Kiribati, north of Samoa and near the equator, south of Hawaii, previously straddled the dateline. The eastern part of Kiribati was a whole day and two hours behind the western part of the country where its capital is located and a time difference of 23 hours between neighbouring islands. There were nine islands on the eastern side of the international date line, and 20 per cent of the population. On Jan. 1, 1995 it added an eastward extension to its section of the dateline so all 33 of its islands would have the same date and all of Kiribati would be in the Eastern Hemisphere.
Since 1892, when Samoa had two Monday, July 4ths, it had been east of the international date line until Dec. 29, 2011, after switching sides to coincide its days better with trading partners in the United States and Europe. Now, Samoa does a lot more business with New Zealand, Australia, China and Pacific Rim countries such as Singapore, so it switched back to the western side of the international date line.
After missing a train in 1876 in Ireland because its printed schedule listed p.m. instead of a.m., Fleming proposed a single 24-hour clock for the entire world with 24 time zones and within each zone the clocks would indicate the same time, with a one-hour difference between adjoining zones. Usually, when one travels in an easterly direction, a different time zone is crossed every 15 degrees of longitude, which is equal to one hour in time. Usually. China, however, has just one time zone, which makes the time zone uncommonly wide. In the extreme western part of China the sun is at its highest point at 3 p.m. and in the extreme eastern part at 11 a.m. In 1912, the year after the collapse of the Qing Dynasty, the Republic of China had created five time zones in the country, ranging from five and a half to eight and a half hours past Greenwich Mean Time. But in 1949, as the Communist Party consolidated control of the country, Chairman Mao Zedong ordered that all of China use Beijing time.
Fleming was born on Jan. 7, 1827 in the town of Kirkcaldy in the lieutenancy area of Fife on the east coast of Scotland. He emigrated to Canada in 1845, settling in Peterborough in southeastern Ontario.
This year, as we shift back to Standard Time from Daylight Saving Time at 2 a.m. tomorrow, which means an extra hour of slumber for many, but also causes me to ponder the potential complications of moving the clock back an hour and repeating the hour from 1 a.m. to 2 a.m. What happens when the clock jumps backward at 2 a.m. again to 1 a.m. for the second time that night and then repeats the hour? Would you have official log chronologies showing 1:13 a.m., 1:37 a.m., 1:56 a.m., 1:03 a.m. and 1:12 a.m. with the later two actually coming after the first three because they came after the clock fell back an hour? How would you distinguish which came first if need be, if someone needed to inspect the log months later (add the annotation 1:13 a.m. CDT or 1:03 a.m. CST?)

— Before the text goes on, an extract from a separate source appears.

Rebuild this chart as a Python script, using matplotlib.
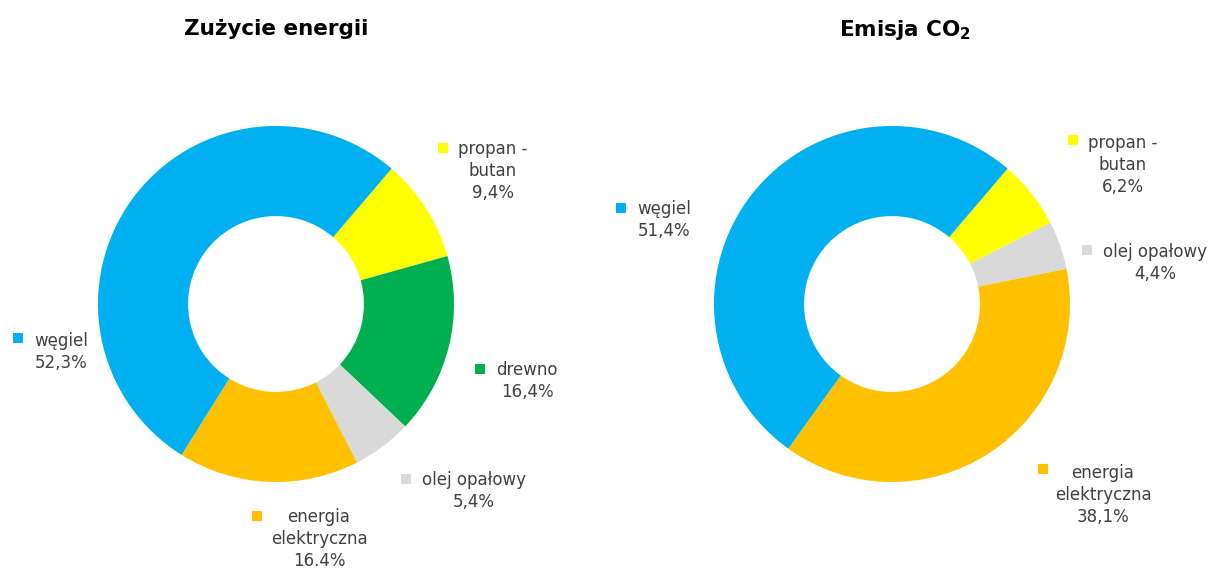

Most of Canada’s time experts work in a place called Building M-36 (which involuntarily conjures up for me visions of the X-Files and Area 51.) They work in the Frequency and Time program in the Measurement Science and Standards portfolio with the National Research Council of Canada (NRC) on Montreal Road in Ottawa. Physicist Rob Douglas, the principal research officer, however, can be found on Saskatchewan Drive in Edmonton.

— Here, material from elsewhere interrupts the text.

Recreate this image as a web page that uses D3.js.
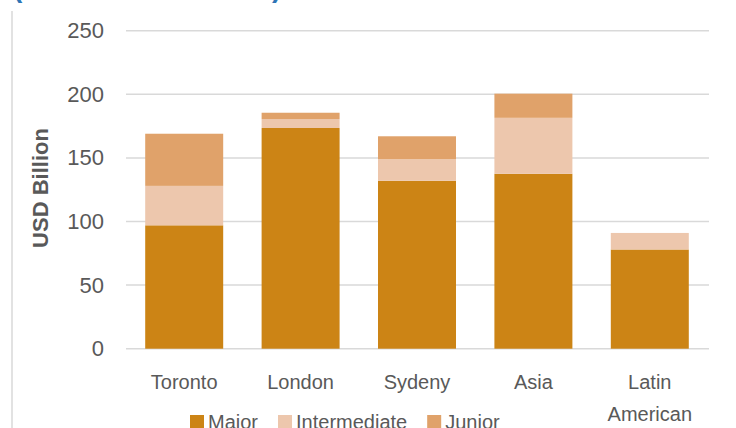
<!DOCTYPE html>
<html>
<head>
<meta charset="utf-8">
<script src="https://cdn.jsdelivr.net/npm/d3@7"></script>
<style>
  body { margin: 0; background: #fff; }
  svg { display: block; font-family: "Liberation Sans", Arial, sans-serif; }
  .grid line { stroke: #d9d9d9; stroke-width: 1.5; }
  .tick text { fill: #595959; }
</style>
</head>
<body>
<div id="vis1"></div>
<script>
// chart data
var categories = ["Toronto", "London", "Sydeny", "Asia", "Latin American"];
var seriesNames = ["Major", "Intermediate", "Junior"];
var major = [97, 173.5, 132, 137.5, 78];
var intermediate = [31, 7, 17, 44, 13];
var junior = [41, 5, 18, 19, 0];
var yTicks = [0, 50, 100, 150, 200, 250];
var colors = ["#cc8415", "#edc7ad", "#e0a26a"];

var width = 736, height = 428;

var rows = categories.map(function(c, i) {
    return { cat: c, Major: major[i], Intermediate: intermediate[i], Junior: junior[i] };
});

var svg = d3.select("#vis1").append("svg")
    .attr("width", width)
    .attr("height", height);

var xScale = d3.scaleBand()
    .domain(categories)
    .range([126, 708])
    .paddingInner(0.33)
    .paddingOuter(0.165);

var yScale = d3.scaleLinear()
    .domain([0, 250])
    .range([348.7, 30.7]);

// cut-off title bits and frame line at the top
svg.append("text")
    .attr("x", 13).attr("y", -3)
    .attr("fill", "#2e75b6")
    .attr("font-size", 28)
    .attr("font-weight", "bold")
    .text("(");
svg.append("text")
    .attr("x", 272).attr("y", -3)
    .attr("fill", "#2e75b6")
    .attr("font-size", 28)
    .attr("font-weight", "bold")
    .text(")");
svg.append("line")
    .attr("x1", 12).attr("x2", 12)
    .attr("y1", 11).attr("y2", height)
    .attr("stroke", "#d9d9d9")
    .attr("stroke-width", 1.5);

// gridlines
svg.append("g")
    .attr("class", "grid")
    .selectAll("line")
    .data(yTicks)
    .enter().append("line")
    .attr("x1", 126).attr("x2", 709)
    .attr("y1", function(d) { return yScale(d); })
    .attr("y2", function(d) { return yScale(d); });

// y axis labels
var yAxis = svg.append("g")
    .attr("transform", "translate(104, 0)")
    .call(d3.axisLeft(yScale).tickValues(yTicks).tickSize(0).tickPadding(0));
yAxis.select(".domain").remove();
yAxis.selectAll("text").attr("font-size", 22).attr("font-family", "Liberation Sans, Arial, sans-serif");

// stacked bars
var stack = d3.stack().keys(seriesNames);
var layers = stack(rows);

svg.selectAll(".layer")
    .data(layers)
    .enter().append("g")
    .attr("class", "layer")
    .attr("fill", function(d, i) { return colors[i]; })
    .selectAll("rect")
    .data(function(d) { return d; })
    .enter().append("rect")
    .attr("x", function(d) { return xScale(d.data.cat); })
    .attr("width", xScale.bandwidth())
    .attr("y", function(d) { return yScale(d[1]); })
    .attr("height", function(d) { return yScale(d[0]) - yScale(d[1]); });

// category labels
var xAxis = svg.append("g")
    .attr("transform", "translate(0, 348.7)")
    .call(d3.axisBottom(xScale).tickSize(0).tickPadding(0));
xAxis.select(".domain").remove();
xAxis.selectAll("text").remove();
xAxis.selectAll(".tick").each(function(d) {
    var t = d3.select(this).append("text")
        .attr("fill", "#595959")
        .attr("font-size", 20)
        .attr("text-anchor", "middle");
    d.split(" ").forEach(function(w, j) {
        t.append("tspan").attr("x", 0).attr("y", 40 + j * 32).text(w);
    });
});

// y axis title
svg.append("text")
    .attr("transform", "translate(48, 188) rotate(-90)")
    .attr("text-anchor", "middle")
    .attr("fill", "#595959")
    .attr("font-size", 22)
    .attr("font-weight", "bold")
    .text("USD Billion");

// legend
var legend = svg.append("g").attr("transform", "translate(190, 415)");
var lx = 0;
seriesNames.forEach(function(name, i) {
    legend.append("rect")
        .attr("x", lx).attr("y", 0)
        .attr("width", 14).attr("height", 14)
        .attr("fill", colors[i]);
    var t = legend.append("text")
        .attr("x", lx + 18).attr("y", 14)
        .attr("fill", "#595959")
        .attr("font-size", 20)
        .text(name);
    lx += 18 + t.node().getComputedTextLength() + 20;
});
</script>
</body>
</html>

Douglas explained to me years ago that “in a handwritten log the hour of ambiguity to which you refer can be simply resolved by appending the time zone (e.g. CST or CDT) to potentially ambiguous entries … e.g. “01:32 CDT” for the first pass through the hour of ambiguity and “1:32 CST” during the second pass.
“By explicitly writing the time zone as part of the time entry,” Douglas added, “you also bypass the time acts’ defaults for official time – as you might wish to do if you are making agreements across a time zone boundary where there is the possibility of geographic ambiguity of time zone.
“The above procedure is very clear in Canada, but unfortunately less so in the USA,” said Douglas. “We in Canada can refer to ‘official’ or ‘legal’ time, which can alternate between being a ‘Standard Time’ or being a ‘Daylight Time.’ In the USA, to allow regulation by the federal government, both ‘Standard Time’ and ‘Daylight Time’ must be considered a ‘standard’ to avoid having time changes be a state responsibility under the residual powers clause of their constitution. If you think you may have to deal with the American ambiguity, it may be worthwhile to include an explanatory note in the log, such as ‘CST is defined as UTC-6h, and CDT is defined as UTC-5h.’
“If the times are being logged in a permanent logbook, with entries in chronological order for a fixed reckoning of time (i.e. in the absence of clock adjustments), then a simple way of removing the ambiguity is to include in the appropriate place in the log an entry such as “02:00 CDT – log’s clock changed from CDT to CST – 01:00 CST.
“If the log is a computer log, by using the operating system’s timestamps (for example as the time recorded for a file’s modification) the problem disappears since these timestamps are recorded as Coordinated Universal Time (UTC – the modern version of Greenwich Mean Time) which is never subjected to Standard/Daylight changes. The operating system re-interprets these timestamps into its version of the correct local time in effect for the particular UTC timestamp, and this re-interpretation may unfortunately still be expressed ambiguously, but the underlying UTC timestamp can be used to resolve any ambiguity about time zones and Daylight/Standard time.”